Render the following material again verbatim, leaving nothing out.
⁂
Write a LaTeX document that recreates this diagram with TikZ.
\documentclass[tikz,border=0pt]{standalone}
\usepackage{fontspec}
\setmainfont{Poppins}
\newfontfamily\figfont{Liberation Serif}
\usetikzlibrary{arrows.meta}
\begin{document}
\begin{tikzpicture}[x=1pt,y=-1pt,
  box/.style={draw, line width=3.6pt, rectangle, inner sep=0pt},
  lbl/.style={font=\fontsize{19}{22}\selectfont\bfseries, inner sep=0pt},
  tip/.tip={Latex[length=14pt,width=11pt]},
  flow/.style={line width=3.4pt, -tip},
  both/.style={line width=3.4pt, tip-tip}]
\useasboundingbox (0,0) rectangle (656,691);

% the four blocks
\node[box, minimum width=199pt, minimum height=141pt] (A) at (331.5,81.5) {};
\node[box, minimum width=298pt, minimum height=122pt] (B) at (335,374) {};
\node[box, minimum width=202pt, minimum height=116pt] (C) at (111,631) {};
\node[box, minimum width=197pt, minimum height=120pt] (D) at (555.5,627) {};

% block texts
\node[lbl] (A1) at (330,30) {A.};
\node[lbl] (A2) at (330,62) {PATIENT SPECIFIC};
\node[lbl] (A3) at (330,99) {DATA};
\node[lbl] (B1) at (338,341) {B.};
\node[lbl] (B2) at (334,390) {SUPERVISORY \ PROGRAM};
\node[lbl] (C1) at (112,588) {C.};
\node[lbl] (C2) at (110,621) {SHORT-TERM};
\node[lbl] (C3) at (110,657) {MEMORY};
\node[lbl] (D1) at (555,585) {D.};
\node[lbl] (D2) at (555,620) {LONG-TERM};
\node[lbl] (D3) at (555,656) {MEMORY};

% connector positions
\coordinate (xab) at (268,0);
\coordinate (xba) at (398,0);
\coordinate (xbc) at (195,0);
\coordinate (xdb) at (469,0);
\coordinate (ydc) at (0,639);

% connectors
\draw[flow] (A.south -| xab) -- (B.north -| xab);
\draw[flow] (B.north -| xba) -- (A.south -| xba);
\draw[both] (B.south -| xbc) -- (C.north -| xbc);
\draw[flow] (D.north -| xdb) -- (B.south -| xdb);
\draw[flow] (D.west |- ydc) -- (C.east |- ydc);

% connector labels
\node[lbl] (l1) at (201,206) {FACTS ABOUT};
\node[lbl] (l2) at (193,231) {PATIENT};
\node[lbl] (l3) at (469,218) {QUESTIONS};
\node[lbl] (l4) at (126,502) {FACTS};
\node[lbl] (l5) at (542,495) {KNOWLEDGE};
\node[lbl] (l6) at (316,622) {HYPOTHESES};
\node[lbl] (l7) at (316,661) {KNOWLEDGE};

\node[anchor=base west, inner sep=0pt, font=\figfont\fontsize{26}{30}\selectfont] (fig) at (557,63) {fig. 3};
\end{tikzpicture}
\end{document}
⁂
■ Answer ■
Write a LaTeX document that recreates this diagram with TikZ.
\documentclass[tikz,border=0pt]{standalone}
\usepackage{fontspec}
\setmainfont{Poppins}
\newfontfamily\figfont{Liberation Serif}
\usetikzlibrary{arrows.meta}
\begin{document}
\begin{tikzpicture}[x=1pt,y=-1pt,
  box/.style={draw, line width=3.6pt, rectangle, inner sep=0pt},
  lbl/.style={font=\fontsize{19}{22}\selectfont\bfseries, inner sep=0pt},
  tip/.tip={Latex[length=14pt,width=11pt]},
  flow/.style={line width=3.4pt, -tip},
  both/.style={line width=3.4pt, tip-tip}]
\useasboundingbox (0,0) rectangle (656,691);

% the four blocks
\node[box, minimum width=199pt, minimum height=141pt] (A) at (331.5,81.5) {};
\node[box, minimum width=298pt, minimum height=122pt] (B) at (335,374) {};
\node[box, minimum width=202pt, minimum height=116pt] (C) at (111,631) {};
\node[box, minimum width=197pt, minimum height=120pt] (D) at (555.5,627) {};

% block texts
\node[lbl] (A1) at (330,30) {A.};
\node[lbl] (A2) at (330,62) {PATIENT SPECIFIC};
\node[lbl] (A3) at (330,99) {DATA};
\node[lbl] (B1) at (338,341) {B.};
\node[lbl] (B2) at (334,390) {SUPERVISORY \ PROGRAM};
\node[lbl] (C1) at (112,588) {C.};
\node[lbl] (C2) at (110,621) {SHORT-TERM};
\node[lbl] (C3) at (110,657) {MEMORY};
\node[lbl] (D1) at (555,585) {D.};
\node[lbl] (D2) at (555,620) {LONG-TERM};
\node[lbl] (D3) at (555,656) {MEMORY};

% connector positions
\coordinate (xab) at (268,0);
\coordinate (xba) at (398,0);
\coordinate (xbc) at (195,0);
\coordinate (xdb) at (469,0);
\coordinate (ydc) at (0,639);

% connectors
\draw[flow] (A.south -| xab) -- (B.north -| xab);
\draw[flow] (B.north -| xba) -- (A.south -| xba);
\draw[both] (B.south -| xbc) -- (C.north -| xbc);
\draw[flow] (D.north -| xdb) -- (B.south -| xdb);
\draw[flow] (D.west |- ydc) -- (C.east |- ydc);

% connector labels
\node[lbl] (l1) at (201,206) {FACTS ABOUT};
\node[lbl] (l2) at (193,231) {PATIENT};
\node[lbl] (l3) at (469,218) {QUESTIONS};
\node[lbl] (l4) at (126,502) {FACTS};
\node[lbl] (l5) at (542,495) {KNOWLEDGE};
\node[lbl] (l6) at (316,622) {HYPOTHESES};
\node[lbl] (l7) at (316,661) {KNOWLEDGE};

\node[anchor=base west, inner sep=0pt, font=\figfont\fontsize{26}{30}\selectfont] (fig) at (557,63) {fig. 3};
\end{tikzpicture}
\end{document}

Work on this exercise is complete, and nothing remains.